The original government estimate for the project was 1.1 million dollars, an investment that irrigators had already paid for. However, there were only two investors interested in taking on the job throughout the winter. The lowest priced bid was 2.1 million but came with a high risk. The second was priced at 2.6 million and came with a lower risk.

"You could feel the emotion of the irrigators," Jones said. "They are to their wits end. You've heard that from everybody tonight. It's finally gotten beyond our means of paying for it."

It was presented that the board either use the 1.1 million dollars already credited towards a rebuild, patch the basin walls a lesser price with a bigger risk of the walls needing a repair, postpone for a possible rebuild in the summer months or petition with other districts to dissolve the Milk River Project as a whole, leaving local irrigators throughout Phillips and parts of Valley counties to rely on rain to water crops.

If a full rebuild were to happen this winter, the Bureau and the Joint Board of Control needed to okay the build at Monday's meeting.
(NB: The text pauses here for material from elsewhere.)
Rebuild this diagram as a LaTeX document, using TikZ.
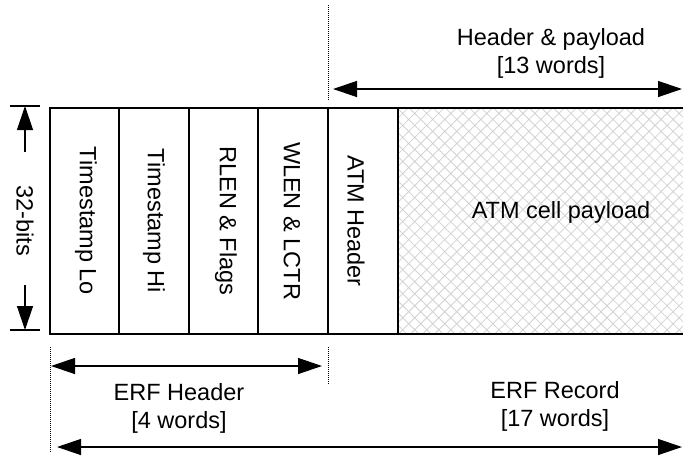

In order to reach the 1.5 million dollar difference, the Bureau presented irrigators with an option to take out a loan, which would have been a twenty year loan that would have cost every farmer, rancher and land owner that uses the irrigation system an additional $3 per acre in 2017 and extra $2 per acre in 2018. This didn't even include the inevitability of any other structure failing in the near future.

"In reality if we're going to entertain some type of loan, research and figure out aif this works then lets include these other projects and make sure the system is going to work because we're talking about eight dollars an acre over the next two years and if drop 5 (also) fails we're shut off and if the tubes fail, we're shut off," One board said. "We're talking a lot of money and we still may not have water over the next year or two."

After Joint Board Member Joel Pruttis presented the notion to cancel the pending 2.68 million dollar contract and postpone action on Drop 2 until their next meeting in August, the Joint Board unanimously agreed.